By fundamental, I suspect you meant (?) bpf timestamping infrastructure, like:
"This series adds the BPF networking timestamping infrastructure. This series
also adds TX timestamping support for TCP. The RX timestamping and UDP support
will be added in the future."
> This approach mostly relies on existing SO_TIMESTAMPING feature, users
It reuses most of the tx timestamping callback that is currently enabled by the
SO_TIMESTAMPING. However, I don't think there is a lot of overlap in term of the
SO_TIMESTAMPING api which does feel like API reuse when first reading this comment.
> only needs to pass certain flags through bpf_setsocktopt() to a separate
> tsflags.

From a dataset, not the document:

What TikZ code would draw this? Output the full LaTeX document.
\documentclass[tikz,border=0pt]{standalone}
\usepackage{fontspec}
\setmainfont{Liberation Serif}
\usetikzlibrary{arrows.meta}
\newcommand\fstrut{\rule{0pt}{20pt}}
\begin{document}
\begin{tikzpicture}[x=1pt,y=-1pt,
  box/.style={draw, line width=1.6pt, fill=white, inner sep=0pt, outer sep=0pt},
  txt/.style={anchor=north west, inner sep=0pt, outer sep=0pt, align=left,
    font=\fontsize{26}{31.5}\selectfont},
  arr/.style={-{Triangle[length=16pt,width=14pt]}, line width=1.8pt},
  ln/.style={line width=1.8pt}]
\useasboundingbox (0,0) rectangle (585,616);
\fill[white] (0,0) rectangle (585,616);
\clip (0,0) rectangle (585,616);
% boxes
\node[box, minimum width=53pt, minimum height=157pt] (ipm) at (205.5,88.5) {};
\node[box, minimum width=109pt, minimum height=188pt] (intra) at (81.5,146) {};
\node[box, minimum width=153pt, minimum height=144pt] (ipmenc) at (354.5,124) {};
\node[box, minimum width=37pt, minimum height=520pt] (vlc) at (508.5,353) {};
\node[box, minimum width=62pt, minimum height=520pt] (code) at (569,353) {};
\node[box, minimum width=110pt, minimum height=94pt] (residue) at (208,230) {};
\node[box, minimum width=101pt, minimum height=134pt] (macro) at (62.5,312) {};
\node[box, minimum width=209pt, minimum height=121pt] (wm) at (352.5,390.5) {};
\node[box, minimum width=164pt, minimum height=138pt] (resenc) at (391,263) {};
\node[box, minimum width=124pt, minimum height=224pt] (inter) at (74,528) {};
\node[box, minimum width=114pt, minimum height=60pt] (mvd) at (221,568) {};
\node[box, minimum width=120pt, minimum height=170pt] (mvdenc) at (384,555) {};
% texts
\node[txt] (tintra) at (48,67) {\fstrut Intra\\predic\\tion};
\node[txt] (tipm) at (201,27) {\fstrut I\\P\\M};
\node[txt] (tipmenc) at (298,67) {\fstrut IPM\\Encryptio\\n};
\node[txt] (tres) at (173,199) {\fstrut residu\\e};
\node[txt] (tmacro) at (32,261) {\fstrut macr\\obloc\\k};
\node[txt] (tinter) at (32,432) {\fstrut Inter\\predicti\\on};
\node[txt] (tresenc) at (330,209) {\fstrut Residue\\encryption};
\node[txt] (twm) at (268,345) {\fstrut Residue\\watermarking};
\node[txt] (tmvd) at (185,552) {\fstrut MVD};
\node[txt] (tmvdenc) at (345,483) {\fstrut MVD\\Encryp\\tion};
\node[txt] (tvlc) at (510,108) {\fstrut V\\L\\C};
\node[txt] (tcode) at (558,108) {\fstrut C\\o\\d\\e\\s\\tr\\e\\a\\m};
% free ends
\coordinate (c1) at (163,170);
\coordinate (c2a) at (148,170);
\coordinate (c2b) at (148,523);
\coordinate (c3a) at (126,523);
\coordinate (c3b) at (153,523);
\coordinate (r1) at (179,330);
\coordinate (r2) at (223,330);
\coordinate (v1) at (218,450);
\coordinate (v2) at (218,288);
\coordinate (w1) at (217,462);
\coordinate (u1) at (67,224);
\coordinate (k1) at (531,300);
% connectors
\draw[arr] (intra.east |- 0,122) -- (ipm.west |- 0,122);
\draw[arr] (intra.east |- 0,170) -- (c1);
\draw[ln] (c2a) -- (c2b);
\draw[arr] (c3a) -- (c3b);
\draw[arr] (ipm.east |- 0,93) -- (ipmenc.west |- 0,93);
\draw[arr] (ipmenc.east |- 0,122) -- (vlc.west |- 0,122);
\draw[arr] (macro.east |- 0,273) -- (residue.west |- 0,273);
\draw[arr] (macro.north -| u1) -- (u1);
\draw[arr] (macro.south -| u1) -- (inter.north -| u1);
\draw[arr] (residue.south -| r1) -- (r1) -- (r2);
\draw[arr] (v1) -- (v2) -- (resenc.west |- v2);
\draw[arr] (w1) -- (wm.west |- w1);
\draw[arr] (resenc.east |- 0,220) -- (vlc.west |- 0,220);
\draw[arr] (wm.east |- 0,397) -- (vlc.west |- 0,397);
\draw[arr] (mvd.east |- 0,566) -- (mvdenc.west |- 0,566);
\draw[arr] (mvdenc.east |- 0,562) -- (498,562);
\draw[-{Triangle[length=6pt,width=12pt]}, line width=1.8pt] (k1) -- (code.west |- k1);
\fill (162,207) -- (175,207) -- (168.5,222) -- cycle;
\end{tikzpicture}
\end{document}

Please see the last selftest patch in this series.
>
> ---
> v8
> Link: https://lore.kernel.org/all/20250128084620.57547-1-kerneljasonxing@gmail.com/
> 1. adjust some commit messages and titles
> 2. add sk cookie in selftests
> 3. handle the NULL pointer in hwstamp
> 4. use kfunc to do selective sampling
>
> v7
> Link: https://lore.kernel.org/all/20250121012901.87763-1-kerneljasonxing@gmail.com/
> 1. target bpf-next tree
> 2. simplely and directly stop timestamping callbacks calling a few BPF
> CALLS due to safety concern.
> 3. add more new testcases and adjust the existing testcases
> 4. revise some comments of new timestamping callbacks
> 5. remove a few BPF CGROUP locks
>
> RFC v6
> In the meantime, any suggestions and reviews are welcome!
> Link: https://lore.kernel.org/all/20250112113748.73504-1-kerneljasonxing@gmail.com/
> 1. handle those safety problem by using the correct method.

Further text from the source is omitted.